Scientists used lasers to make the coldest matter in the universe

In a laboratory in Kyoto, Japan, researchers are working on some very cool experiments. A team of scientists from Kyoto University and Rice University in Houston, Texas has cooled matter to within a billionth of a degree of absolute zero (the temperature when all motion stops), making it the coldest matter in the entire universe . The study was published in the September issue of Nature Physics, and “opens a portal to an unexplored realm of quantum magnetism,” according to Rice University.

“Unless an alien civilization is doing experiments like these right now, anytime this experiment is running at Kyoto University it is making the coldest fermions in the universe,” said Rice University professor Kaden Hazzard, corresponding theory author of the study, and member of the Rice Quantum Initiative, in a press release. “Fermions are not rare particles. They include things like electrons and are one of two types of particles that all matter is made of.”

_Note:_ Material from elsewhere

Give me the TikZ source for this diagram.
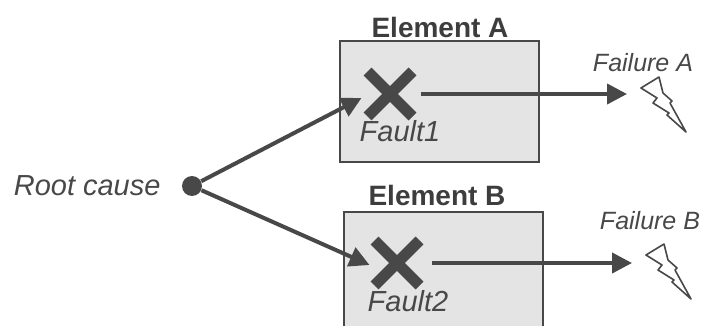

Scientists used lasers to make the coldest matter in the universe
Different colors represent the six possible spin states of each atom. CREDIT: Image by Ella Maru Studio/Courtesy of K. Hazzard/Rice University Image by Ella Maru Studio/Courtesy of K. Hazzard/Rice University

The Kyoto team led by study author Yoshiro Takahashi used lasers to cool the fermions (or particles like protons, neutrons, and electrons whose spin quantum number is an odd half integer like 1/2 or 3/2) of ytterbium atoms to within about one-billionth of a degree of absolute zero. That’s roughly 3 billion times colder than interstellar space. This area of space is still warmed by the cosmic microwave background (CMB), or the afterglow of radiation from the Big Bang… about 13.7 billion years ago. The coldest known region of space is the Boomerang Nebula, which has a temperature of one degree above absolute zero and is 3,000 light-years from Earth.

[Related: How the most distant object ever made by humans is spending its dying days.]

Just like electrons and photons, atoms are are subject to the laws of quantum dynamics, but their quantum behaviors only become noticeable when they are cooled to within a fraction of a degree of absolute zero. Lasers have been used for more than 25 years to cool atoms to study the quantum properties of ultracold atoms.

“The payoff of getting this cold is that the physics really changes,” Hazzard said. “The physics starts to become more quantum mechanical, and it lets you see new phenomena.”

In this experiment, lasers were used to to cool the matter by stopping the movements of 300,000 ytterbium atoms within an optical lattice. It simulates the Hubbard model, a quantum physics first proposed by theoretical physicist John Hubbard in 1963. Physicists use Hubbard models to investigate the magnetic and superconducting behavior of materials, especially those where interactions between electrons produce collective behavior,

This model allows for atoms to show off their unusual quantum properties, which include the collective behavior between electrons (a bit like a group of fans performing “the wave” at a football or soccer game) and superconduction, or an object’s ability to conduct electricity without losing energy.

“The thermometer they use in Kyoto is one of the important things provided by our theory,” said Hazzard. “Comparing their measurements to our calculations, we can determine the temperature. The record-setting temperature is achieved thanks to fun new physics that has to do with the very high symmetry of the system.”

[Related: Chicago now has a 124-mile quantum network. This is what it’s for.]

The Hubbard model simulated in Kyoto has special symmetry known as SU(N). The SU stands for special unitary group, which is a mathematical way of describing the symmetry. The N denotes the possible spin states of particles within the model.

The greater the value of N, the greater the model’s symmetry and the complexity of magnetic behaviors it describes. Ytterbium atoms have six possible spin states, and the simulator in Kyoto is the first to reveal magnetic correlations in an SU(6) Hubbard model. These types of calculations are impossible to calculate on a computer, according to the study.

“That’s the real reason to do this experiment,” Hazzard said. “Because we’re dying to know the physics of this SU(N) Hubbard model.”

Graduate student in Hazzard’s research group and study co-author Eduardo Ibarra-García-Padilla added that the Hubbard model aims to capture the very basic ingredients needed for what makes a solid material a metal, insulator, magnet, or superconductor. “One of the fascinating questions that experiments can explore is the role of symmetry,” said Ibarra-García-Padilla. “To have the capability to engineer it in a laboratory is extraordinary. If we can understand this, it may guide us to making real materials with new, desired properties.”

The team is currently working on developing the first tools capable of measuring the behavior that arises a billionth of a degree above absolute zero.

“These systems are pretty exotic and special, but the hope is that by studying and understanding them, we can identify the key ingredients that need to be there in real materials,” conculed Hazzard.